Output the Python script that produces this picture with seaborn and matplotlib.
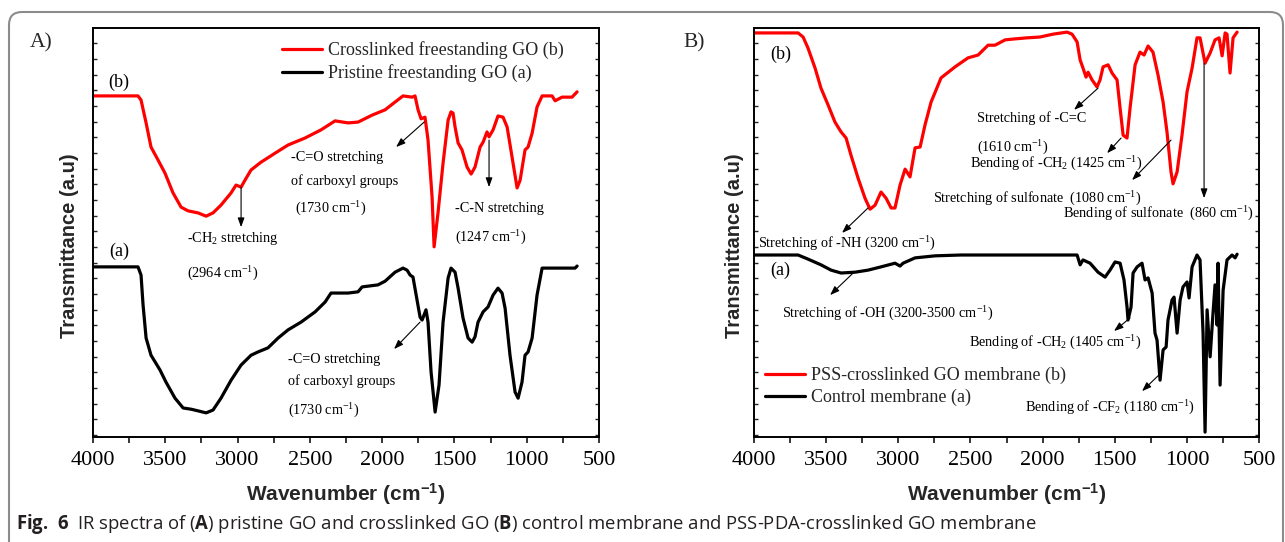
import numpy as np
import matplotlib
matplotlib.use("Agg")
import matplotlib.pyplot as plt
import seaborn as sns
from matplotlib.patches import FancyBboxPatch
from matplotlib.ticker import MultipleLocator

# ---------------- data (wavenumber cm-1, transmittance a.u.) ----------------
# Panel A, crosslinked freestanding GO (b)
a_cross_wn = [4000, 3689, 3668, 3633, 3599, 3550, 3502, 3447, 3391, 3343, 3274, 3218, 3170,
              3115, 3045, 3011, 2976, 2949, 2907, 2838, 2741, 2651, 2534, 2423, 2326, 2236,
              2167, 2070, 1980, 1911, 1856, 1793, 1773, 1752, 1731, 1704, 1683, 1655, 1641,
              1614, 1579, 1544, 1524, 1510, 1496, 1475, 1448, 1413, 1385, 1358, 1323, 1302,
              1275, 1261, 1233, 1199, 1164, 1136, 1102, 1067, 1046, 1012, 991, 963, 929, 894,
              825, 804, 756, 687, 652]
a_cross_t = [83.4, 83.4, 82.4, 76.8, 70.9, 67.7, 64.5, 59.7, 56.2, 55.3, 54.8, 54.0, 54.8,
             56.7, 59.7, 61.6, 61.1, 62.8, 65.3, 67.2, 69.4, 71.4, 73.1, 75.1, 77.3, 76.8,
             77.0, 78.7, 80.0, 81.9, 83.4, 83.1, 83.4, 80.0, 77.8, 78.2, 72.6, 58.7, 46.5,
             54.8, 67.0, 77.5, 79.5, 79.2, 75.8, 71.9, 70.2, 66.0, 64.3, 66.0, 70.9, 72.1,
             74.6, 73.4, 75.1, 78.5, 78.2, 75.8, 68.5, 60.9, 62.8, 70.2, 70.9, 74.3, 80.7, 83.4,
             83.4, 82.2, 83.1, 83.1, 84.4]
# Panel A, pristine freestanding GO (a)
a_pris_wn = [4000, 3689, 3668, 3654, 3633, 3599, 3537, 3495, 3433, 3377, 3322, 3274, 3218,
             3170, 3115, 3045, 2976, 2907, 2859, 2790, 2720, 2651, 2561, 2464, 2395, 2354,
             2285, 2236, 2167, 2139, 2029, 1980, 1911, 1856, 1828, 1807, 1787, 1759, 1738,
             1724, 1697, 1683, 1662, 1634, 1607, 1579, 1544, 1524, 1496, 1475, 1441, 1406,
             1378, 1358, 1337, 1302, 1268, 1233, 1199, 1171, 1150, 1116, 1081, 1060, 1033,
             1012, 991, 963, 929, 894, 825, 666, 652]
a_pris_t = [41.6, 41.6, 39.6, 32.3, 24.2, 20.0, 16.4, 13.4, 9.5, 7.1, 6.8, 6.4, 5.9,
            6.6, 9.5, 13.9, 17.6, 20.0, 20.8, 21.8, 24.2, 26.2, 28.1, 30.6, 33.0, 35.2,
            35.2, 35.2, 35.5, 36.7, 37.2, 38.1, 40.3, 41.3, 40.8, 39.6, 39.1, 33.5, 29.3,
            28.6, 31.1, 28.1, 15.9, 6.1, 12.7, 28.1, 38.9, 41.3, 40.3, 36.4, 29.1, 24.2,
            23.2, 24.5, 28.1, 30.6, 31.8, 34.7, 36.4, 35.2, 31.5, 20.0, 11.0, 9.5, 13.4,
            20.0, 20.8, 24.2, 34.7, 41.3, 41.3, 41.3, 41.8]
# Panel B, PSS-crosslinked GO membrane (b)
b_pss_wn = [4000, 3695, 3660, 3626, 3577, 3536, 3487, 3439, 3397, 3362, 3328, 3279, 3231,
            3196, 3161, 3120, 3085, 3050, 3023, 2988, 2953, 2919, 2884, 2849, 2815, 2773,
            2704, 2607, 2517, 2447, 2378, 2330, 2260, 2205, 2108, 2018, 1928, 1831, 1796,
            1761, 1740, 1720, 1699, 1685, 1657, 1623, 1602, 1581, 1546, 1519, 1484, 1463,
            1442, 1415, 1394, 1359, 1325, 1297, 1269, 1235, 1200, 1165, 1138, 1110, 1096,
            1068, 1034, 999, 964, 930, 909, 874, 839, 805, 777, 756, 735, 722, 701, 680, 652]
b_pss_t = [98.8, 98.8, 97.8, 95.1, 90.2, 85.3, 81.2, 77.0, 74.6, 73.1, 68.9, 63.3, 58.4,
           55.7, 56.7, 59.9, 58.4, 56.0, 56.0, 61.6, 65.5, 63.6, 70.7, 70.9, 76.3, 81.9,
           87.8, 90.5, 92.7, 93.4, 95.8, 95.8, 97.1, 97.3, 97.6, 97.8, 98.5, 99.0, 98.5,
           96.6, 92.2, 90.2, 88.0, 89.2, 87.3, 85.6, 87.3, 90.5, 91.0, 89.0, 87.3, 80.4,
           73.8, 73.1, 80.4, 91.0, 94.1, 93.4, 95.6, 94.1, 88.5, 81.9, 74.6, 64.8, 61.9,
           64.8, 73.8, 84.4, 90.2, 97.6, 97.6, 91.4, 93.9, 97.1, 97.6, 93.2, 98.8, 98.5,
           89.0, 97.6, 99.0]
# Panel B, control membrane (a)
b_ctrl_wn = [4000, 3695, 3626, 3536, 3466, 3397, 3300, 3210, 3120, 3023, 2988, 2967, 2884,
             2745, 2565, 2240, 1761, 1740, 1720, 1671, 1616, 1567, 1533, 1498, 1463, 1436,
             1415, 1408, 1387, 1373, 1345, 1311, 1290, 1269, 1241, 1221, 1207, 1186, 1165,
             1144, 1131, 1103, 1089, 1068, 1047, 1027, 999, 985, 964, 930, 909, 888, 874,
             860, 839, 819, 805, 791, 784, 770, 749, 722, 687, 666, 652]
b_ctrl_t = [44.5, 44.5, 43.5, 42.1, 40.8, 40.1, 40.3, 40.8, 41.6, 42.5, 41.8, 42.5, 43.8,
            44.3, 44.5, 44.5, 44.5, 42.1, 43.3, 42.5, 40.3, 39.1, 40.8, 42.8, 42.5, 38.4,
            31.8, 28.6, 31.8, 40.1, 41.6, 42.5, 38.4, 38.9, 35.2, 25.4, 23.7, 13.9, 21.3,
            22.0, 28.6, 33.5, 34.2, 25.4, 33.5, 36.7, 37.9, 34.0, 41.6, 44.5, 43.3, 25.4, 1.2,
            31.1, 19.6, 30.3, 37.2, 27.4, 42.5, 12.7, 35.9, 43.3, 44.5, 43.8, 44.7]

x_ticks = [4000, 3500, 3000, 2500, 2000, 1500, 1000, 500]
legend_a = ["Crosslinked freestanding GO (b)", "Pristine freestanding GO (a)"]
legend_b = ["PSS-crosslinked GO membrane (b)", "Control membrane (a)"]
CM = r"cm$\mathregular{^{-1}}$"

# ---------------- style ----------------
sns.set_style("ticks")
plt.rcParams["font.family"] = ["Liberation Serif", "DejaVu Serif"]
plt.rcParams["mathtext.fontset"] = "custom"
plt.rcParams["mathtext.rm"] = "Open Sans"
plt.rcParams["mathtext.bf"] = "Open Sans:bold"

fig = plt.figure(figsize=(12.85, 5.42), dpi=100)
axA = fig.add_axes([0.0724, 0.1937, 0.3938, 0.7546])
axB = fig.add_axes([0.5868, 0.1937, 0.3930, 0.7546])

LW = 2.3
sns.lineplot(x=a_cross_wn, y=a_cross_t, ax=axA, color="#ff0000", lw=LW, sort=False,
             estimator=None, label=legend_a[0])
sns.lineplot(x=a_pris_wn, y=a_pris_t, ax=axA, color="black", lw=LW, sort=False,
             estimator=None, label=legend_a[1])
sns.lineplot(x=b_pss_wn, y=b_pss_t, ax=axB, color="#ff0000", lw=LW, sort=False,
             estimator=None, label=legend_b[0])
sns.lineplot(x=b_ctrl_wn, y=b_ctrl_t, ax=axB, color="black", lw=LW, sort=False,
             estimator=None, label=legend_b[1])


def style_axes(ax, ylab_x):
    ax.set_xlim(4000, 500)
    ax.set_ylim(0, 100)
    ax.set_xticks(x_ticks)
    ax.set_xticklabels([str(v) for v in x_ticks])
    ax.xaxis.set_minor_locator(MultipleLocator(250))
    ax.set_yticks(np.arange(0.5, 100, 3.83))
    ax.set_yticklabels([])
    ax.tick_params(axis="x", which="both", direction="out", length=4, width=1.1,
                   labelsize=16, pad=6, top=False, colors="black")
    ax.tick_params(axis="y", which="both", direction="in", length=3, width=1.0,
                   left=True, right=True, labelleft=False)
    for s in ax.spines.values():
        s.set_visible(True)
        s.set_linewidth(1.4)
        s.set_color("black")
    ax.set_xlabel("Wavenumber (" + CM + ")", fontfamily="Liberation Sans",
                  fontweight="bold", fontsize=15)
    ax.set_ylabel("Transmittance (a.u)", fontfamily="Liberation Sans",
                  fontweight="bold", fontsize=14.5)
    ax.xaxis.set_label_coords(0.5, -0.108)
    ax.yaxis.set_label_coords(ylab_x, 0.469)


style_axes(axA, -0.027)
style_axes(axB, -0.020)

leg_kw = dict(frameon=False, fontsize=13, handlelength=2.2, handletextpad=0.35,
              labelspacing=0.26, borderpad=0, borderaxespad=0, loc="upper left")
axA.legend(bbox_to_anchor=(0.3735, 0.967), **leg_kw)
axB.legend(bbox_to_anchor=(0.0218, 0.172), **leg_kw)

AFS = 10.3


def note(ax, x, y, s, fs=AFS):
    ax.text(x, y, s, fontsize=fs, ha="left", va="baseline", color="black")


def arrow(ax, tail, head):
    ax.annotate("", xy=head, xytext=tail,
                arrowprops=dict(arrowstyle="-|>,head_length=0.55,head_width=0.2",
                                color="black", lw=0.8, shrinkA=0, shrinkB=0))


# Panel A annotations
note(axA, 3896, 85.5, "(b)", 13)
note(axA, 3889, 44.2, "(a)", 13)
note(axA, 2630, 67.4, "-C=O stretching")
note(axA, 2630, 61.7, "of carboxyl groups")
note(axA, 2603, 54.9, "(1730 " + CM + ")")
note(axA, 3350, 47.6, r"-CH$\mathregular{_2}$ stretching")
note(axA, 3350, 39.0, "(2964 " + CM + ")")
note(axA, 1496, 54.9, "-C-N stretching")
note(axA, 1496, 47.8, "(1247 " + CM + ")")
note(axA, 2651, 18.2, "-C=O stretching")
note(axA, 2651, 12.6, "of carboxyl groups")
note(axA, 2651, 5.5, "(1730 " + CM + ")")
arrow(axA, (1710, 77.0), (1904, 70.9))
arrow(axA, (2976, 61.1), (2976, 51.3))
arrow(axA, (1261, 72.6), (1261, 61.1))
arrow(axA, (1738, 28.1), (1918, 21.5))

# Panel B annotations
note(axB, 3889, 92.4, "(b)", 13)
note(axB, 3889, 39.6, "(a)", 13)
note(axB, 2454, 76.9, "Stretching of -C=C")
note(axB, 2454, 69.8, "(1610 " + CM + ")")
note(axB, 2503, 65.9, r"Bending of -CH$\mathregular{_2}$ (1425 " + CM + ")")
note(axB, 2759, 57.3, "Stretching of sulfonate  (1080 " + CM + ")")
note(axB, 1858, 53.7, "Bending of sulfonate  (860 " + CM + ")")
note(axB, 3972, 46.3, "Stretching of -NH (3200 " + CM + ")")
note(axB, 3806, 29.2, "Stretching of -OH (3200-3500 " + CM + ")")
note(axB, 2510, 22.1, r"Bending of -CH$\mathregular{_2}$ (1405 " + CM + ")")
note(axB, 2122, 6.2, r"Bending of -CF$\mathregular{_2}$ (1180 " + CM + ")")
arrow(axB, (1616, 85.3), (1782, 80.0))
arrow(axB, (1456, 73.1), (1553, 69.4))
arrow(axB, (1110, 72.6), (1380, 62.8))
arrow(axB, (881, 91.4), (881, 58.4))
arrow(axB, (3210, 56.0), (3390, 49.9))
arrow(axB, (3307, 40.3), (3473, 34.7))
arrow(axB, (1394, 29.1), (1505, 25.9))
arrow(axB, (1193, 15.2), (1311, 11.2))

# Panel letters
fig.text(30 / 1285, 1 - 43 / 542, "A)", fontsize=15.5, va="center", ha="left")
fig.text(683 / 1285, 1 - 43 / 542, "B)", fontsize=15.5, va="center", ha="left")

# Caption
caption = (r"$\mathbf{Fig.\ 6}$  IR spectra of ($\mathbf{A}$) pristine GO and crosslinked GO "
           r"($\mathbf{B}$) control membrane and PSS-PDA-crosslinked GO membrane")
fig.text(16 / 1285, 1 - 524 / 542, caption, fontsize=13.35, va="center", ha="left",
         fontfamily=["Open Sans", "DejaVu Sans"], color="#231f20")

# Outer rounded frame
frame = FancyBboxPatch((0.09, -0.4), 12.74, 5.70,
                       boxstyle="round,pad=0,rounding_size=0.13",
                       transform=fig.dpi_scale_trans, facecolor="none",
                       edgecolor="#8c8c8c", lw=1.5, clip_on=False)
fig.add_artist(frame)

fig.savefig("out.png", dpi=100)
________
** EXERCISE DETAILS **
Starting at the top of the listing above, please restate word for word each line up to and including the one that holds "from matplotlib.ticker import MultipleLocator", omitting every image.

** PROBLEM SOLUTION **
Output the Python script that produces this picture with seaborn and matplotlib.
import numpy as np
import matplotlib
matplotlib.use("Agg")
import matplotlib.pyplot as plt
import seaborn as sns
from matplotlib.patches import FancyBboxPatch
from matplotlib.ticker import MultipleLocator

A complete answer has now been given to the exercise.